This article is an excerpt from CERIC’s newly published book Retain and Gain: Career Management for the Public Sector, authored by Lisa Taylor. Visit ceric.ca to download the PDF version free or for information about how to purchase the Playbook in print or as an e-book.
Canada’s public sector leaders work hard to improve the lives and well-being of Canadians while building strong and diverse workplaces. These are no small tasks, and the stakes are high not only for public sector employees but for all Canadians served by them. The challenges facing public servants across the country are complex – including financial constraints, high workloads, aging demographics, shifts in technology and rising expectations from citizens. Finding the time, energy and resources to focus on career management, then, can also be very challenging.

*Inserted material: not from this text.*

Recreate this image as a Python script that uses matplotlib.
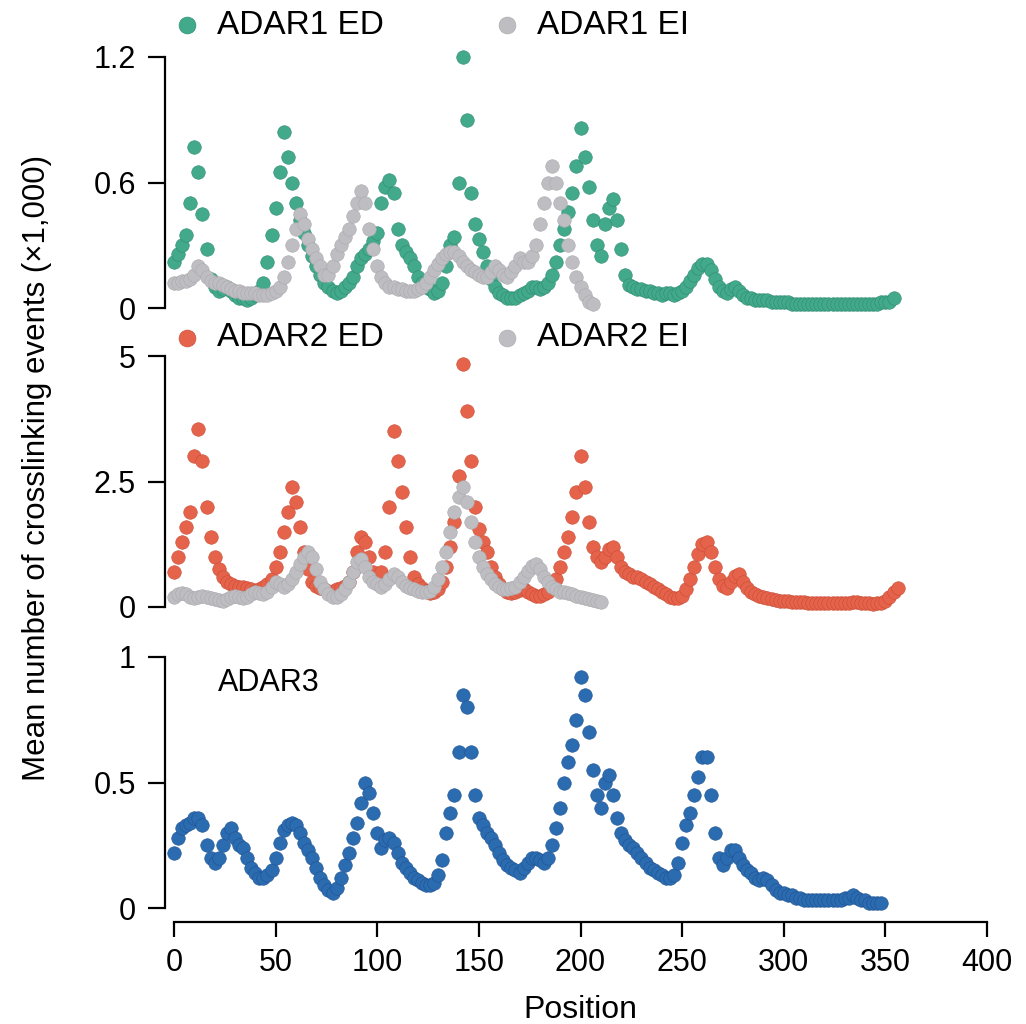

Leading a team in the public sector means constantly balancing internal staffing needs against the operational requirements that enable the execution or fulfilment of a public mandate. Associated with this is the struggle against negative public perception that investing in employees takes resources away from public goods and services. The public doesn’t always recognize the connection between internal investment in employees and external productivity or quality services.
Did you know?
Career management can be a strategic lever for stronger organizational performance and success. It is a foundational component of a range of workforce and workplace needs:
These challenges and balancing acts take place no matter what jurisdiction you are working in – federal, provincial, territorial, municipal and First Nations – or what type of leader you are – in-scope or out-of-scope manager, supervisor, team lead, director and executive.
A key component of fulfilling public mandates and developing a skilled, inclusive, agile and equipped staff is effective career management. While employees have ultimate ownership over and responsibility for their own careers, managers have an important duty to enable their employees’ careers through support, empathy and openness. In some cases, a manager’s decisions or actions can affect an entire career. This is especially true for members of DEI [diversity, equity and inclusion] groups, who can face career advancement obstacles from many quarters. By cultivating this type of careers-focused environment, managers not only contribute to the positive personal and professional growth of their employees but also lay critical groundwork for operational success.
Canada’s public sector leaders know that in today’s changing world of work, the status quo is not acceptable or feasible anymore, especially in relation to the COVID-19 pandemic and its permanent impact on public sector work, careers and priorities. They are committed to meeting the career needs and aspirations of their employees, and they don’t need to be convinced of the good that career management can do. What they need is practical activities, tips and advice for putting career management to use as they find themselves in a constant tug-of-war between competing priorities, constraints and other public sector challenges.
From the sector
In developing this Playbook, we spoke with public sector leaders at various levels of government. From coast to coast to coast, they showed us how motivated they are about addressing workforce and workplace challenges. They also demonstrated certain consistencies in their own experiences. Do these resonate with you?
- Leading career conversations with employees is difficult due to a lack of training, structure, time and allocated funding.
- Employees often lack diverse advancement opportunities that fit their skill sets and meet their career needs and goals.
- It can be a struggle to undertake career management activities in the face of formal rules, frameworks, policies and processes within the public sector.
- Leaders have to be creative in where they get career management tools, including looking outside their own organization or the public sector as a whole.
- There is confusion about the difference between career management, performance management and talent management.
[…] Managers who help their employees find a sense of purpose, value and direction for their work also help to mobilize those employees’ talent and more fully capture their commitment and discretionary efforts. By focusing on practical career management activities, you will have a stronger platform on which to engage and support your employees through work and life decisions, challenges and transitions. In turn, this will lead to healthier, more engaged and more productive teams.
Career management offers many valuable opportunities to the public sector, and we are very excited to show you what’s possible!